Sports spending is a Hansen passion too.  That’s the deal with rich guys. They can do what they want, unconstrained by the limits of government or, hey, even good business judgment.

Hobbled by a brace protecting his right knee, whose ACL and MCL was torn up by a ski accident, Hansen limped into City Hall to submit to questions from several members of the government-appointed Arena Review Panel.

His first public explanation of the plan to build a 20,000-seat area south of the stadiums not only wasn’t adversarial, it was uncommonly polite for such things. It’s what happens when government is offered money, instead of being asked for it.

In several different ways, Hansen was asked by panelists the same thing: Why won’t we get screwed in this deal?”

“I’m trying to put this (deal) in a (situation) where it won’t blow up,”  Hansen said.

The easiest, and only, way to do that is to make private capital more responsible for success than government.

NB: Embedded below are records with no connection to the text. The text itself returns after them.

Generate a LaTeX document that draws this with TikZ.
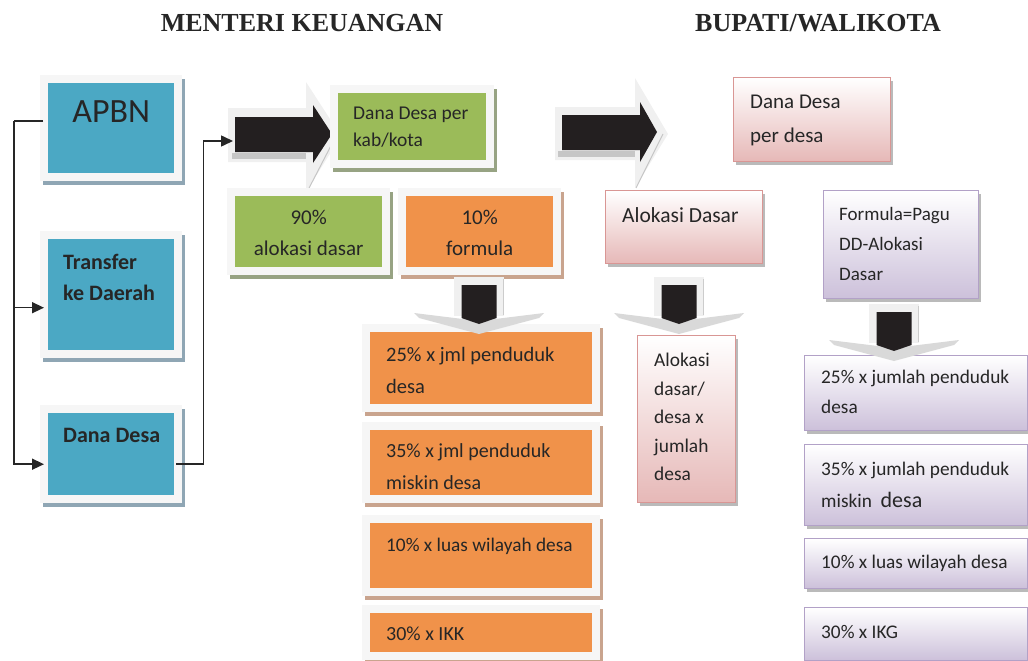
\documentclass[tikz,border=0pt]{standalone}
\usepackage{fontspec}
\setmainfont{Carlito}
\newfontfamily\headfont{Liberation Serif}
\usetikzlibrary{arrows.meta,shadows}

\definecolor{tealc}{HTML}{4BA8C4}
\definecolor{tealsh}{HTML}{8FA6B4}
\definecolor{greenc}{HTML}{9BBB59}
\definecolor{greensh}{HTML}{97A383}
\definecolor{orangec}{HTML}{F0924A}
\definecolor{orangesh}{HTML}{C9A48E}
\definecolor{pinkfill}{HTML}{E6B8B7}
\definecolor{pinkline}{HTML}{D99694}
\definecolor{lilacfill}{HTML}{CCC0DA}
\definecolor{lilacline}{HTML}{B2A1C7}
\definecolor{arrowblk}{HTML}{231F20}

\begin{document}
\begin{tikzpicture}[x=1pt,y=-1pt,
  framebox/.style 2 args={anchor=north west, inner sep=0pt, fill=gray!7,
    drop shadow={shadow xshift=2.5pt, shadow yshift=-3.5pt, fill=#2, opacity=1},
    path picture={\fill[#1] ([shift={(8pt,-8pt)}]path picture bounding box.north west)
      rectangle ([shift={(-8pt,8pt)}]path picture bounding box.south east);}},
  tealbox/.style={framebox={tealc}{tealsh}},
  greenbox/.style={framebox={greenc}{greensh}},
  orangebox/.style={framebox={orangec}{orangesh}},
  glossbox/.style 2 args={anchor=north west, inner sep=0pt, draw=#1, line width=1.4pt,
    top color=white, bottom color=#2,
    drop shadow={shadow xshift=2.5pt, shadow yshift=-3.5pt, fill=black!45, opacity=.6}},
  pinkbox/.style={glossbox={pinkline}{pinkfill}},
  lilacbox/.style={glossbox={lilacline}{lilacfill}},
  tx/.style={inner sep=0pt, align=left, text=black!85, font=\fontsize{20}{32}\selectfont},
  conn/.style={draw=black!85, line width=1.5pt},
  tip/.style={-{Triangle[length=12pt,width=11pt]}},
  rim/.style={fill=gray!12},
  blk/.style={fill=arrowblk},
  head/.style={font=\headfont\bfseries\fontsize{26}{30}\selectfont, text=black!85, anchor=base}
]
\useasboundingbox (0,0) rectangle (1028,661);

% headings
\node[head] (menkeu) at (302,32) {MENTERI KEUANGAN};
\node[head] (bupati) at (818,32) {BUPATI/WALIKOTA};

% big arrows
\fill[rim] (228,108) -- (306,108) -- (306,82) -- (341,136) -- (306,192) -- (306,162) -- (228,162) -- cycle;
\fill[gray!45] (232,153) rectangle (306,159);
\draw[gray!45, line width=1pt] (336,136) -- (307,192);
\fill[blk] (235,117) -- (313,117) -- (313,105) -- (332,134) -- (313,163) -- (313,152) -- (235,152) -- cycle;

\fill[rim] (555,107) -- (635,107) -- (635,78) -- (668,134) -- (635,188) -- (635,160) -- (555,160) -- cycle;
\fill[gray!45] (558,151) rectangle (635,157);
\draw[gray!45, line width=1pt] (663,134) -- (636,188);
\fill[blk] (562,115) -- (640,115) -- (640,102) -- (657,132) -- (640,162) -- (640,150) -- (562,150) -- cycle;

% left column
\node[tealbox, minimum width=142, minimum height=106,
  label={[tx, anchor=north, yshift=-25pt, font=\fontsize{34}{36}\selectfont]north:APBN}] (apbn) at (40,75) {};
\node[tealbox, minimum width=142, minimum height=127,
  label={[tx, anchor=north west, xshift=23pt, yshift=-23pt, font=\bfseries\fontsize{22}{31}\selectfont]north west:Transfer\\ke Daerah}] (transfer) at (40,231) {};
\node[tealbox, minimum width=142, minimum height=98,
  label={[tx, anchor=north west, xshift=23pt, yshift=-23pt, font=\bfseries\fontsize{22}{31}\selectfont]north west:Dana Desa}] (danadesa) at (40,405) {};

% menteri keuangan
\node[greenbox, minimum width=164, minimum height=83,
  label={[tx, anchor=north west, xshift=23pt, yshift=-22pt, font=\fontsize{19.5}{27}\selectfont]north west:Dana Desa per\\kab/kota}] (kabkota) at (330,85) {};
\node[greenbox, minimum width=163, minimum height=87,
  label={[tx, align=center, anchor=north, yshift=-22pt, font=\fontsize{21}{31}\selectfont]north:90\%\\alokasi dasar}] (ninety) at (227,188) {};
\node[orangebox, minimum width=163, minimum height=87,
  label={[tx, align=center, anchor=north, yshift=-22pt, font=\fontsize{21}{31}\selectfont]north:10\%\\formula}] (ten) at (398,188) {};
\node[orangebox, minimum width=238, minimum height=88,
  label={[tx, anchor=north west, xshift=24pt, yshift=-23pt, font=\fontsize{20.5}{32}\selectfont]north west:25\% x jml penduduk\\desa}] (ora) at (362,324) {};
\node[orangebox, minimum width=238, minimum height=81,
  label={[tx, anchor=north west, xshift=24pt, yshift=-21pt, font=\fontsize{20}{32}\selectfont]north west:35\% x jml penduduk\\miskin desa}] (orb) at (362,422) {};
\node[orangebox, minimum width=238, minimum height=81,
  label={[tx, anchor=north west, xshift=24pt, yshift=-23pt, font=\fontsize{19.3}{30}\selectfont]north west:10\% x luas wilayah desa}] (orc) at (362,515) {};
\node[orangebox, minimum width=238, minimum height=55,
  label={[tx, anchor=north west, xshift=24pt, yshift=-22pt]north west:30\% x IKK}] (ord) at (362,605) {};

% bupati / walikota
\node[pinkbox, minimum width=157, minimum height=84,
  label={[tx, anchor=north west, xshift=17pt, yshift=-18pt, font=\fontsize{21}{34}\selectfont]north west:Dana Desa\\per desa}] (perdesa) at (733,77) {};
\node[pinkbox, minimum width=157, minimum height=73,
  label={[tx, anchor=north west, xshift=17pt, yshift=-17pt, font=\fontsize{21.5}{30}\selectfont]north west:Alokasi Dasar}] (aldas) at (605,190) {};
\node[pinkbox, minimum width=98, minimum height=167,
  label={[tx, anchor=north west, xshift=17pt, yshift=-18pt, font=\fontsize{19.4}{28.5}\selectfont]north west:Alokasi\\dasar/\\desa x\\jumlah\\desa}] (alrinci) at (637,335) {};
\node[lilacbox, minimum width=155, minimum height=108,
  label={[tx, anchor=north west, xshift=16pt, yshift=-17pt, font=\fontsize{19}{30}\selectfont]north west:Formula=Pagu\\DD-Alokasi\\Dasar}] (pagu) at (823,190) {};
\node[lilacbox, minimum width=223, minimum height=75,
  label={[tx, anchor=north west, xshift=17pt, yshift=-15pt, font=\fontsize{19.3}{30}\selectfont]north west:25\% x jumlah penduduk\\desa}] (lia) at (804,355) {};
\node[lilacbox, minimum width=223, minimum height=81,
  label={[tx, anchor=north west, xshift=17pt, yshift=-18pt, font=\fontsize{19.3}{32}\selectfont]north west:35\% x jumlah penduduk\\miskin\ \ {\fontsize{22}{32}\selectfont desa}}] (lib) at (804,444) {};
\node[lilacbox, minimum width=223, minimum height=50,
  label={[tx, anchor=north west, xshift=17pt, yshift=-17pt, font=\fontsize{19.3}{30}\selectfont]north west:10\% x luas wilayah desa}] (lic) at (804,538) {};
\node[lilacbox, minimum width=223, minimum height=53,
  label={[tx, anchor=north west, xshift=17pt, yshift=-18pt, font=\fontsize{19.3}{30}\selectfont]north west:30\% x IKG}] (lid) at (804,607) {};

% down arrows
\foreach \cx/\ty in {479/285, 679/285, 894/312}{
  \begin{scope}[shift={(\cx,\ty)}]
  \fill[rim] (-25,-8) rectangle (25,31);
  \draw[gray!40, line width=1pt] (24,-6) -- (24,30);
  \fill[gray!30] (-65,28) -- (0,36) -- (65,28) -- (60,33) -- (0,49) -- (-60,33) -- cycle;
  \fill[blk] (-17.5,0) -- (17.5,0) -- (17.5,33) -- (0,39) -- (-17.5,33) -- cycle;
  \end{scope}
}

% connectors
\coordinate (bus) at ([xshift=-26pt,yshift=7pt]apbn.west);
\coordinate (trin) at ([xshift=4pt,yshift=-13pt]transfer.west);
\coordinate (ddin) at ([xshift=4pt,yshift=-10pt]danadesa.west);
\coordinate (ddout) at ([xshift=-6pt,yshift=-10pt]danadesa.east);
\coordinate (bigin) at (233,141);
\draw[conn] ([xshift=3pt]apbn.west |- bus) -- (bus);
\draw[conn, tip] (bus) |- (ddin);
\draw[conn, tip] (bus |- trin) -- (trin);
\draw[conn, tip] (ddout) -- ++(27,0) |- (bigin);

\end{tikzpicture}
\end{document}
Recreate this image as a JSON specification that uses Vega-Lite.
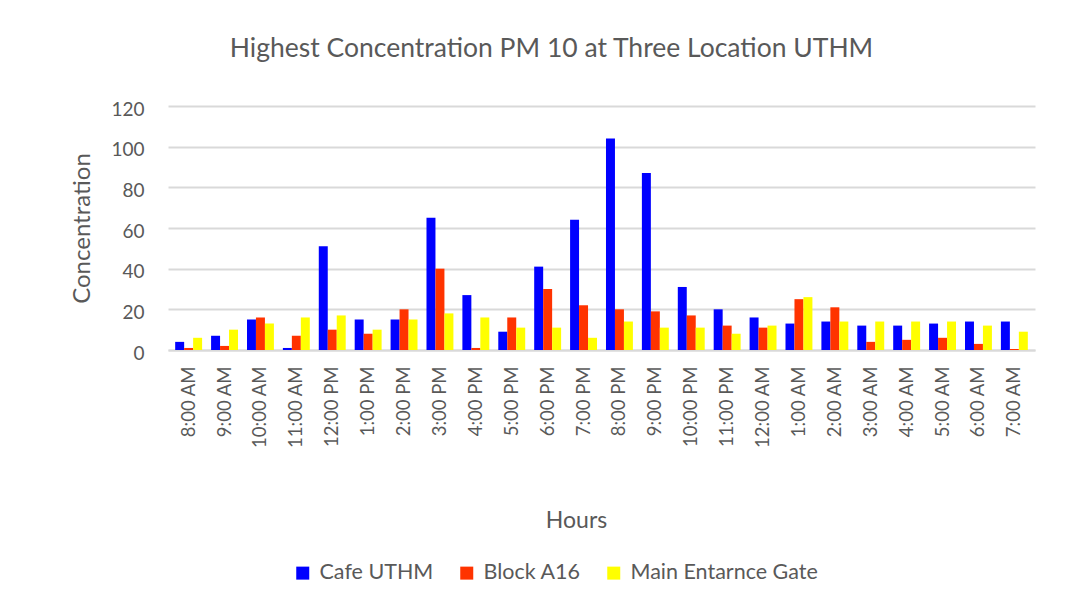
{
  "$schema": "https://vega.github.io/schema/vega-lite/v6.json",
  "autosize": "none",
  "width": 867,
  "height": 244,
  "padding": {"left": 168, "top": 106, "right": 48, "bottom": 255},
  "background": "white",
  "title": {
    "text": "Highest Concentration PM 10 at Three Location UTHM",
    "font": "Lato",
    "fontSize": 26.5,
    "fontWeight": "normal",
    "color": "#595959",
    "anchor": "middle",
    "dx": -50,
    "offset": 38
  },
  "data": {
    "values": [
      {"hour": "8:00 AM", "location": "Cafe UTHM", "value": 4},
      {"hour": "8:00 AM", "location": "Block A16", "value": 1},
      {"hour": "8:00 AM", "location": "Main Entarnce Gate", "value": 6},
      {"hour": "9:00 AM", "location": "Cafe UTHM", "value": 7},
      {"hour": "9:00 AM", "location": "Block A16", "value": 2},
      {"hour": "9:00 AM", "location": "Main Entarnce Gate", "value": 10},
      {"hour": "10:00 AM", "location": "Cafe UTHM", "value": 15},
      {"hour": "10:00 AM", "location": "Block A16", "value": 16},
      {"hour": "10:00 AM", "location": "Main Entarnce Gate", "value": 13},
      {"hour": "11:00 AM", "location": "Cafe UTHM", "value": 1},
      {"hour": "11:00 AM", "location": "Block A16", "value": 7},
      {"hour": "11:00 AM", "location": "Main Entarnce Gate", "value": 16},
      {"hour": "12:00 PM", "location": "Cafe UTHM", "value": 51},
      {"hour": "12:00 PM", "location": "Block A16", "value": 10},
      {"hour": "12:00 PM", "location": "Main Entarnce Gate", "value": 17},
      {"hour": "1:00 PM", "location": "Cafe UTHM", "value": 15},
      {"hour": "1:00 PM", "location": "Block A16", "value": 8},
      {"hour": "1:00 PM", "location": "Main Entarnce Gate", "value": 10},
      {"hour": "2:00 PM", "location": "Cafe UTHM", "value": 15},
      {"hour": "2:00 PM", "location": "Block A16", "value": 20},
      {"hour": "2:00 PM", "location": "Main Entarnce Gate", "value": 15},
      {"hour": "3:00 PM", "location": "Cafe UTHM", "value": 65},
      {"hour": "3:00 PM", "location": "Block A16", "value": 40},
      {"hour": "3:00 PM", "location": "Main Entarnce Gate", "value": 18},
      {"hour": "4:00 PM", "location": "Cafe UTHM", "value": 27},
      {"hour": "4:00 PM", "location": "Block A16", "value": 1},
      {"hour": "4:00 PM", "location": "Main Entarnce Gate", "value": 16},
      {"hour": "5:00 PM", "location": "Cafe UTHM", "value": 9},
      {"hour": "5:00 PM", "location": "Block A16", "value": 16},
      {"hour": "5:00 PM", "location": "Main Entarnce Gate", "value": 11},
      {"hour": "6:00 PM", "location": "Cafe UTHM", "value": 41},
      {"hour": "6:00 PM", "location": "Block A16", "value": 30},
      {"hour": "6:00 PM", "location": "Main Entarnce Gate", "value": 11},
      {"hour": "7:00 PM", "location": "Cafe UTHM", "value": 64},
      {"hour": "7:00 PM", "location": "Block A16", "value": 22},
      {"hour": "7:00 PM", "location": "Main Entarnce Gate", "value": 6},
      {"hour": "8:00 PM", "location": "Cafe UTHM", "value": 104},
      {"hour": "8:00 PM", "location": "Block A16", "value": 20},
      {"hour": "8:00 PM", "location": "Main Entarnce Gate", "value": 14},
      {"hour": "9:00 PM", "location": "Cafe UTHM", "value": 87},
      {"hour": "9:00 PM", "location": "Block A16", "value": 19},
      {"hour": "9:00 PM", "location": "Main Entarnce Gate", "value": 11},
      {"hour": "10:00 PM", "location": "Cafe UTHM", "value": 31},
      {"hour": "10:00 PM", "location": "Block A16", "value": 17},
      {"hour": "10:00 PM", "location": "Main Entarnce Gate", "value": 11},
      {"hour": "11:00 PM", "location": "Cafe UTHM", "value": 20},
      {"hour": "11:00 PM", "location": "Block A16", "value": 12},
      {"hour": "11:00 PM", "location": "Main Entarnce Gate", "value": 8},
      {"hour": "12:00 AM", "location": "Cafe UTHM", "value": 16},
      {"hour": "12:00 AM", "location": "Block A16", "value": 11},
      {"hour": "12:00 AM", "location": "Main Entarnce Gate", "value": 12},
      {"hour": "1:00 AM", "location": "Cafe UTHM", "value": 13},
      {"hour": "1:00 AM", "location": "Block A16", "value": 25},
      {"hour": "1:00 AM", "location": "Main Entarnce Gate", "value": 26},
      {"hour": "2:00 AM", "location": "Cafe UTHM", "value": 14},
      {"hour": "2:00 AM", "location": "Block A16", "value": 21},
      {"hour": "2:00 AM", "location": "Main Entarnce Gate", "value": 14},
      {"hour": "3:00 AM", "location": "Cafe UTHM", "value": 12},
      {"hour": "3:00 AM", "location": "Block A16", "value": 4},
      {"hour": "3:00 AM", "location": "Main Entarnce Gate", "value": 14},
      {"hour": "4:00 AM", "location": "Cafe UTHM", "value": 12},
      {"hour": "4:00 AM", "location": "Block A16", "value": 5},
      {"hour": "4:00 AM", "location": "Main Entarnce Gate", "value": 14},
      {"hour": "5:00 AM", "location": "Cafe UTHM", "value": 13},
      {"hour": "5:00 AM", "location": "Block A16", "value": 6},
      {"hour": "5:00 AM", "location": "Main Entarnce Gate", "value": 14},
      {"hour": "6:00 AM", "location": "Cafe UTHM", "value": 14},
      {"hour": "6:00 AM", "location": "Block A16", "value": 3},
      {"hour": "6:00 AM", "location": "Main Entarnce Gate", "value": 12},
      {"hour": "7:00 AM", "location": "Cafe UTHM", "value": 14},
      {"hour": "7:00 AM", "location": "Block A16", "value": 0.5},
      {"hour": "7:00 AM", "location": "Main Entarnce Gate", "value": 9}
    ]
  },
  "mark": {"type": "bar"},
  "encoding": {
    "x": {
      "field": "hour",
      "type": "nominal",
      "sort": null,
      "scale": {"paddingInner": 0.25, "paddingOuter": 0.2},
      "axis": {
        "title": "Hours",
        "titleFont": "Lato",
        "titleFontSize": 23,
        "titleFontWeight": "normal",
        "titleColor": "#595959",
        "titleX": 408,
        "titlePadding": 62,
        "labelAngle": -90,
        "labelFont": "Lato",
        "labelFontSize": 18.5,
        "labelColor": "#595959",
        "labelPadding": 16,
        "ticks": false,
        "domain": true,
        "domainColor": "#d9d9d9",
        "domainWidth": 2
      }
    },
    "xOffset": {
      "field": "location",
      "type": "nominal",
      "sort": ["Cafe UTHM", "Block A16", "Main Entarnce Gate"]
    },
    "y": {
      "field": "value",
      "type": "quantitative",
      "scale": {"domain": [0, 120]},
      "axis": {
        "title": "Concentration",
        "titleFont": "Lato",
        "titleFontSize": 24,
        "titleFontWeight": "normal",
        "titleColor": "#595959",
        "titlePadding": 16,
        "values": [0, 20, 40, 60, 80, 100, 120],
        "labelFont": "Lato",
        "labelFontSize": 19,
        "labelColor": "#595959",
        "labelPadding": 24,
        "labelOffset": 3,
        "ticks": false,
        "domain": false,
        "grid": true,
        "gridColor": "#d9d9d9",
        "gridWidth": 2
      }
    },
    "color": {
      "field": "location",
      "type": "nominal",
      "sort": ["Cafe UTHM", "Block A16", "Main Entarnce Gate"],
      "scale": {
        "domain": ["Cafe UTHM", "Block A16", "Main Entarnce Gate"],
        "range": ["#0000ff", "#ff3300", "#ffff00"]
      },
      "legend": {
        "title": null,
        "orient": "none",
        "direction": "horizontal",
        "legendX": 124,
        "legendY": 456,
        "symbolType": "square",
        "symbolSize": 169,
        "symbolStrokeWidth": 0,
        "labelFont": "Lato",
        "labelFontSize": 21.5,
        "labelColor": "#595959",
        "labelOffset": 6,
        "labelLimit": 0,
        "columnPadding": 22
      }
    }
  },
  "config": {
    "view": {"stroke": null}
  }
}
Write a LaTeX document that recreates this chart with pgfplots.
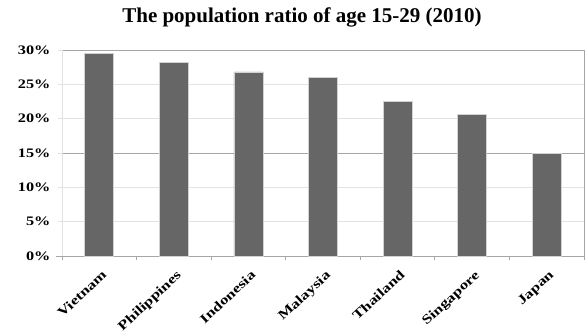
\documentclass[border=0pt]{standalone}
\usepackage{pgfplots}
\pgfplotsset{compat=1.18}
\usepackage{fontspec}
\setmainfont{Liberation Serif}
\newfontfamily\tickfont[FakeStretch=1.25]{Liberation Serif}
\newfontfamily\labfont[FakeStretch=1.3]{Liberation Serif}
\definecolor{barc}{HTML}{666666}
\definecolor{gridl}{HTML}{E2E2E2}
\definecolor{gridd}{HTML}{A6A6A6}
\begin{document}
\begin{tikzpicture}
\begin{axis}[
  scale only axis, width=522pt, height=206pt,
  xmin=-0.5, xmax=6.5, ymin=0, ymax=30,
  axis line style={draw=none},
  ytick={0,5,10,20,25},
  yticklabels={0\%,5\%,10\%,20\%,25\%},
  extra y ticks={15,30},
  extra y tick labels={15\%,30\%},
  extra y tick style={grid style={draw=gridd, line width=0.8pt}},
  ymajorgrids, grid style={draw=gridl, line width=0.8pt},
  yticklabel style={font=\tickfont\bfseries\fontsize{13}{15}\selectfont, xshift=-4pt},
  ytick style={draw=gridl, line width=0.8pt},
  tick align=outside, major tick length=4pt, minor tick length=4pt,
  ytick pos=left, xtick pos=bottom,
  xtick={0,...,6},
  xticklabels={Vietnam,Philippines,Indonesia,Malaysia,Thailand,Singapore,Japan},
  xtick style={draw=none},
  minor xtick={-0.5,0.5,...,6.5},
  minor x tick style={draw=gridd, line width=0.8pt},
  x tick label style={rotate=43, anchor=north east, font=\labfont\bfseries\fontsize{13}{15}\selectfont, inner sep=1pt, yshift=-7pt, xshift=-4pt},
  title={The population ratio of age 15-29 (2010)},
  title style={font=\bfseries\fontsize{21}{25}\selectfont, anchor=base, at={(rel axis cs:0.5,1)}, yshift=22pt, xshift=-21pt},
  clip=false,
]
\draw[gridl, line width=0.8pt] (rel axis cs:0,0) -- (rel axis cs:0,1);
\draw[gridd, line width=0.8pt] (rel axis cs:1,0) -- (rel axis cs:1,1);
\draw[gridd, line width=0.8pt] (rel axis cs:-0.012,0) -- (rel axis cs:1,0);
\addplot[ybar, bar width=29pt, fill=barc, draw=gray!35, line width=0.6pt] coordinates {
  (0,29.55) (1,28.15) (2,26.8) (3,26.05) (4,22.55) (5,20.6) (6,15.0)
};
\end{axis}
\path ([shift={(-62pt,-71pt)}]current axis.south west) rectangle ([shift={(2pt,50pt)}]current axis.north east);
\end{tikzpicture}
\end{document}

The public portion is limited to using the combined bonding capacity of the city and county for what amounts to a $200 million loan, and a return of tax revenues generated by the arena that would not otherwise exist, plus an admissions tax (a user fee). No new taxes, no diversion of current revenues, only a reduced capacity to borrow for other projects.

“We will pay for (any construction-cost) overruns,” he said. “And the owners will backstop any (annual operating revenue) shortfalls with increased rent.”

No current or former Seattle pro sports owner has come within miles of those remarks.  As he reads those quotes, hot coffee will burn its way through the nostrils of ex-Sonics owner Howard Schultz.